Precisamente hablaste de Ann Bennet. Ahora estoy en su casa. René y Rosa se han ido al pueblo y tuve que marcharme. El portero era un cabrón y quería fichar mis datos, así que me fui. Ann Bennet dejó una nota en el bar de Pepé, quedé con ella el sábado, fuimos a la verbena del barrio este, nos cogimos un pedo juntos y volví a su casa. Me quedaré con ella un par de semanas. Llevo casi un mes sin ver a Anna Keene, voy a llamarla esta tarde. El viernes que viene voy al pueblo para la boda. Voy a dedo, puesto que tengo que comprar algunas cosas y no tendré dinero para el pasaje. Yo también he estado pensado en el estado físico de René antes, durante y después de la boda. Me imagino sus palabras el lunes: ‘¡Anoche me cogí un pedo, joder; Rosa se enfadó conmigo, joder!’.
Hay muy pocas clases aquí. Se han ido Grant, Nadia, Bessie, Alex. Sigue aquí Roland, Vinicio, yo, Mary, Anne de Ponyer.

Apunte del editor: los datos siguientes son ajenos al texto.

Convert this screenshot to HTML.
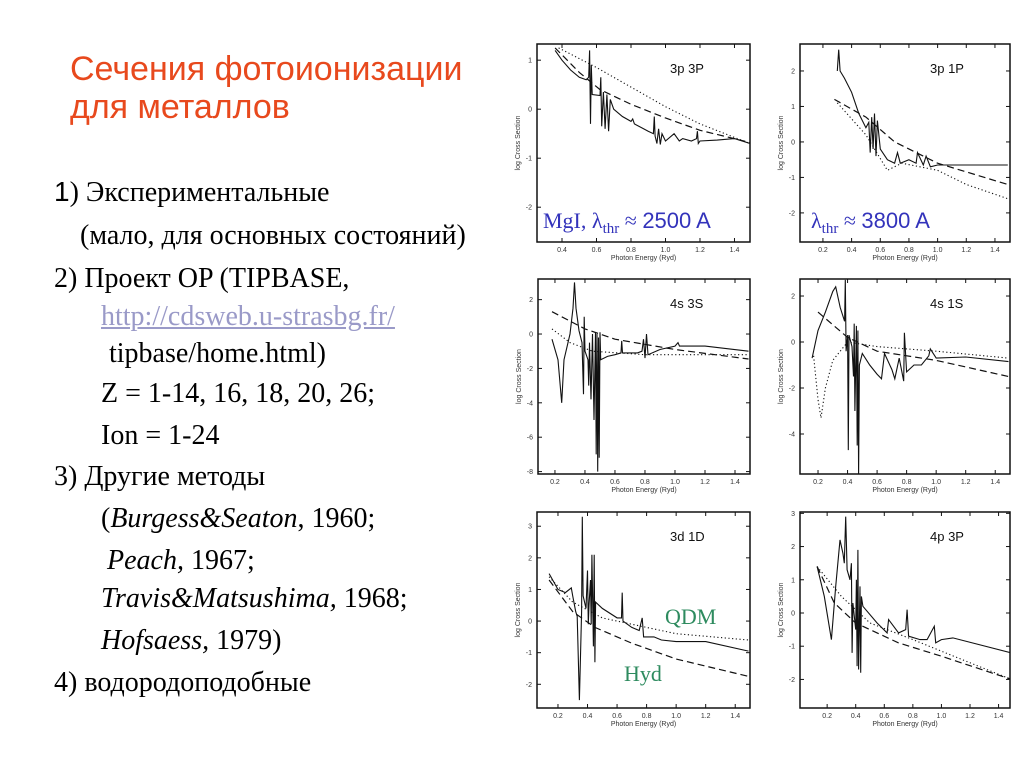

Anoche dormí en la calle porque estaba muy en pedo y no quería llamar a Ann Bennet a las cuatro de la mañana. No voy mucho al bar de Pepé, sólo para comer. Voy a Moncloa y a la cafetería. Anoche estuve allí hablando con José; te da sus recuerdos. No pensaba que fuera posible, pero he cumplido un imposible: tengo crédito en el bar en Moncloa. Espero tener más muy pronto.  No te puedo llamar por dos razones: he perdido el número y no tengo teléfono, así que será mejor que me llames a la Academia.
Ah, quedé con Eva hace una semana y la puta cabrona me dejó plantado. También me enrollé con una modelo en la calle de René, me invitó a su casa, fumamos un par de canutos y cuando intenté ligar la muy puta me echó de su casa.
Pues escríbeme pronto, no pienso que venga la francesa. Take care,
Alan


PD: Pienso que mi madre está bien. Llamé a la casa de Ann y mi sobrina me dijo que había ido a orillas del mar, así que, nada.